Crossing his arms and firmly planting his boots on safe ground, Walker blocked the rock path over the snake’s nest.

“Fine evening for a hike,” he said, studying the usually elegant businessman.

Gump had discarded his designer suit coat and was wearing what had to be Xavier’s green jacket—it was three sizes too small for his portly stature.

The green would be highly visible against the browns of the cliff. If he’d seen it, others had. If anything happened—most people would blame Xavier. Or would have, if Xavier hadn’t escaped whatever Gump had done to him.

“Just checking the million-dollar view,” Gump said affably, slicking back his glossy blond hair. “Remove a few of those trees and tenants can watch a sunset over the ocean. What brings you up here?”

Only a sociopath could believe he was so slick that Walker would accept this scenario without question. “Xavier,” Walker said tersely. “Did you think you could blame your next evil deed on the old man if you set him loose?” Damn, he sounded like the Lucys.

Gump tried to edge past Walker. “I don’t know what you’re talking about. I have a meeting with the Kennedys, if you’d let me pass.”

“The Kennedys know about the deed. They know you have no right to build on this land. Did you think the owners would never come back?”

“I don’t know what you’re talking about,” he said irritably. “I worked hard and mortgaged my life for this place. In a few years, we’ll all be rich.”

Mortgaged his life maybe, but not the land he didn’t own. “Want to give me Xavier’s jacket? There’s something in the pocket he wants back,” Walker lied.

He was facing the man who may have cold-bloodedly killed his father. Lying wasn’t the only sin he’d commit to get the truth. But if there was any chance Gump really was carrying a detonator, the situation needed to be de-escalated pronto.

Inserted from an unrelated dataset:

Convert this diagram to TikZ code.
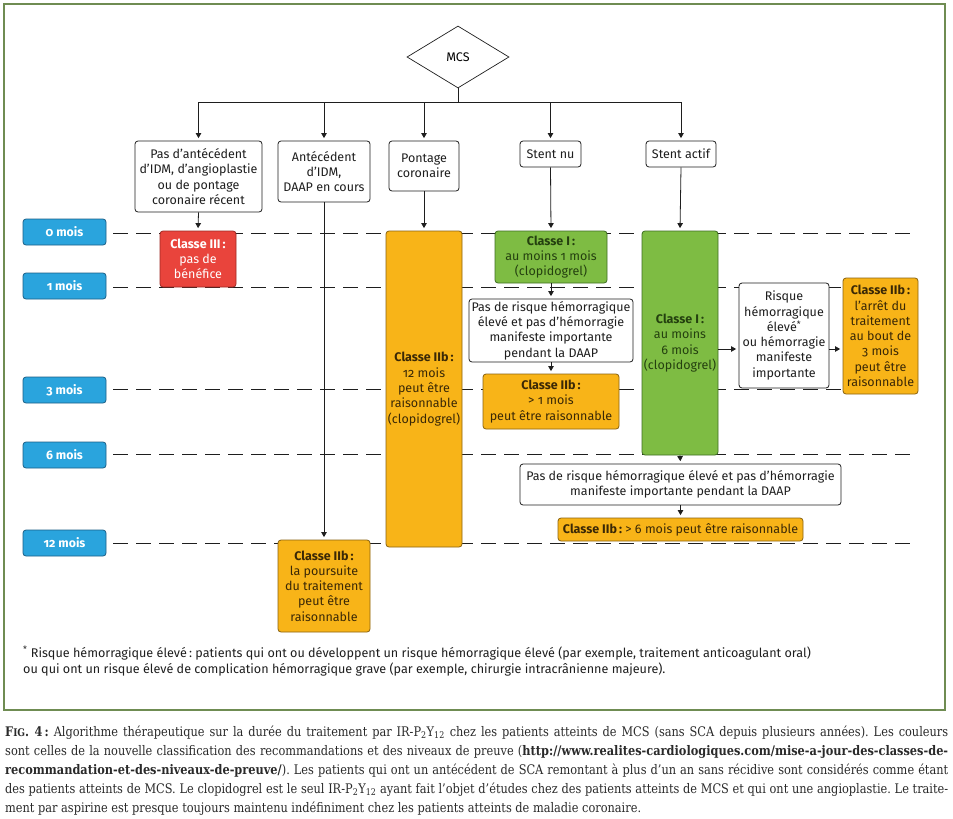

Gump laughed a little nervously. “Xavier’s a nutcase. This is my team jacket from the old days, bit of nostalgia, I guess. Didn’t want to ruin the Armani.”

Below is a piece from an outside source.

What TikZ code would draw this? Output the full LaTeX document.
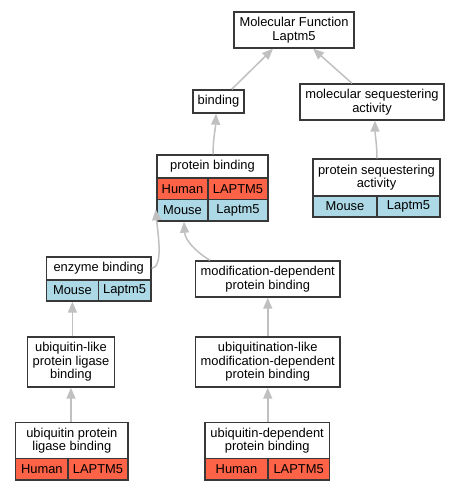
\documentclass[tikz,border=0pt]{standalone}
\usepackage{fontspec}
\setmainfont{Liberation Sans}
\usetikzlibrary{arrows.meta}
\definecolor{human}{HTML}{FF6347}
\definecolor{mouse}{HTML}{ADD8E6}
\definecolor{bord}{HTML}{383838}
\definecolor{edgegray}{HTML}{C0C0C0}
\newcommand{\lab}{\fontsize{12.9}{13.4}\selectfont}
\tikzset{
  box/.style={draw=bord, line width=1.4pt, fill=white, inner sep=0pt, align=center, font=\lab},
  hum/.style={box, fill=human},
  mou/.style={box, fill=mouse},
  edge/.style={draw=edgegray, line width=1.5pt, -{Triangle[length=11pt,width=9pt]}},
}
\begin{document}
\begin{tikzpicture}[x=1pt,y=-1pt]
\useasboundingbox (0,0) rectangle (460,491);
% nodes
\node[box, minimum width=120, minimum height=36] (mf) at (294,30) {Molecular Function\\Laptm5};
\node[box, minimum width=51, minimum height=23] (bind) at (218.5,101.5) {binding};
\node[box, minimum width=144, minimum height=36] (msa) at (372,102) {molecular sequestering\\activity};
% protein binding
\node[box, minimum width=111, minimum height=23] (pb) at (212.5,166.5) {protein binding};
\node[hum, minimum width=51, minimum height=21.5] (pbh1) at (182.5,188.75) {Human};
\node[hum, minimum width=60, minimum height=21.5] (pbh2) at (238,188.75) {LAPTM5};
\node[mou, minimum width=51, minimum height=21.5] (pbm1) at (182.5,210.25) {Mouse};
\node[mou, minimum width=60, minimum height=21.5] (pbm2) at (238,210.25) {Laptm5};
% protein sequestering activity
\node[box, minimum width=127, minimum height=37] (psa) at (376.5,177.5) {protein sequestering\\activity};
\node[mou, minimum width=64, minimum height=21] (psam1) at (345,206.5) {Mouse};
\node[mou, minimum width=63, minimum height=21] (psam2) at (408.5,206.5) {Laptm5};
% enzyme binding
\node[box, minimum width=104.5, minimum height=23] (eb) at (98.75,268.5) {enzyme binding};
\node[mou, minimum width=51.8, minimum height=21] (ebm1) at (72.4,290.5) {Mouse};
\node[mou, minimum width=52.7, minimum height=21] (ebm2) at (124.65,290.5) {Laptm5};
% modification-dependent
\node[box, minimum width=144.5, minimum height=36] (mdpb) at (267.75,279) {modification-dependent\\protein binding};
\node[box, minimum width=87, minimum height=50] (ulplb) at (71,362) {ubiquitin-like\\protein ligase\\binding};
\node[box, minimum width=144.5, minimum height=50] (ulmd) at (267.75,362) {ubiquitination-like\\modification-dependent\\protein binding};
% ubiquitin protein ligase binding
\node[box, minimum width=112.3, minimum height=36.4] (uplb) at (71.85,440.5) {ubiquitin protein\\ligase binding};
\node[hum, minimum width=52.3, minimum height=21.3] (uplbh1) at (41.85,469.35) {Human};
\node[hum, minimum width=60, minimum height=21.3] (uplbh2) at (98,469.35) {LAPTM5};
% ubiquitin-dependent protein binding
\node[box, minimum width=124.3, minimum height=36.4] (udpb) at (267.15,440.5) {ubiquitin-dependent\\protein binding};
\node[hum, minimum width=63, minimum height=21.3] (udpbh1) at (236.5,469.35) {Human};
\node[hum, minimum width=61.3, minimum height=21.3] (udpbh2) at (298.65,469.35) {LAPTM5};
% connectors
\draw[edge] ([xshift=13.2]bind.north) -- ([xshift=-21]mf.south);
\draw[edge] ([xshift=-20]msa.north) -- ([xshift=19]mf.south);
\draw[edge] ([xshift=0.5]pb.north) .. controls +(0,-15) and +(-0.5,15) .. ([xshift=-2.5]bind.south);
\draw[edge] ([xshift=0.5]psa.north) .. controls +(0,-12) and +(0,12) .. ([xshift=3]msa.south);
\draw[edge] (ebm2.east |- eb.east) .. controls +(12,-2) and +(2,25) .. ([xshift=-0.5,yshift=1]pbm1.west);
\draw[edge] ([xshift=-57.75]mdpb.north) .. controls +(-15,-9) and +(1,18) .. ([xshift=1.5]pbm1.south);
\draw[edge] (ebm1.south |- ulplb.north) -- (ebm1.south);
\draw[edge] (uplb.north -| ulplb.south) -- (ulplb.south);
\draw[edge] (ulmd.north) -- (mdpb.south);
\draw[edge] (udpb.north -| ulmd.south) -- (ulmd.south);
\end{tikzpicture}
\end{document}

Yeah, because it was so cold up here in the ninety-degree sun that he needed a coat.

“The jacket, Gump,” Walker insisted, putting a threat into his stance as well as his voice. The sheriff could fire him later. He maintained his most intimidating, arms-crossed, beefcake stance. Pity Sam couldn’t see him.

“What is this, some kind of highway robbery over a damned cheap jacket? If you’re that desperate—” The older man began shrugging out of the too-tight sleeves. Not even a crow cried as he tugged it off.

A humming chant filled the eerily silent air. A mechanical device tumbled from the coat’s pocket—into the snakes’ rocky nest below.